Recent years have seen a sharp rise in shape classification applications, and following suit, several frameworks have been proposed for efficient indexing of shape models. Here we propose a state-of-the-art shape matching framework which concomitantly provides transformation invariance and computationally efficient querying. Shapes are represented as probability density functions estimated on the eigenspace of the shape's Laplace-Beltrami operator (LBO) and the ensuing manifold geometry is leveraged to classify query shapes. Specifically, we estimate a nonparametric, square-root wavelet density on the low-order eigenvectors of the LBO, capturing the rich geometric structure of 2D and 3D shapes with very minimal pre-processing requirements.

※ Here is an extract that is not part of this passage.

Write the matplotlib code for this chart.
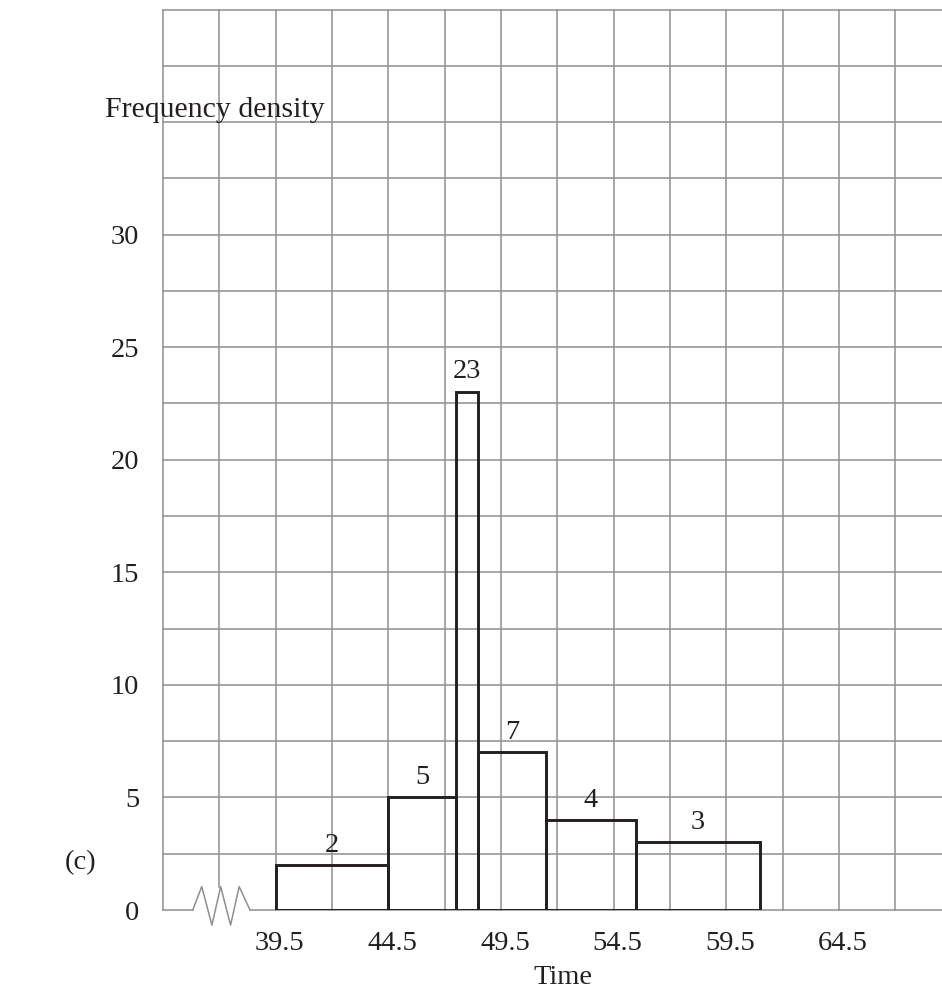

By estimating 3D, square-root wavelet densities on each shape's eigenspace (LBO-Shape densities), both 2D and 3D shapes become identifiable with the unit hypersphere. Leveraging the hypersphere's simple geometry, our avant-garde model-to-mean indexing scheme computes the intrinsic Karcher mean for each shape category, and then uses the closed-form distance between a query shape and the means to assign labels. In 2D, the need for burdensome preprocessing like extracting closed curves along with topological and equal point set cardinality requirements are eliminated. Similarly, in 3D we gain isometry invariance and rid ourselves of the need for superfluous feature extraction schemes. The extensive experimental results demonstrate that our approach is competitive with the state-of-the-art in 2D/3D shape matching algorithms.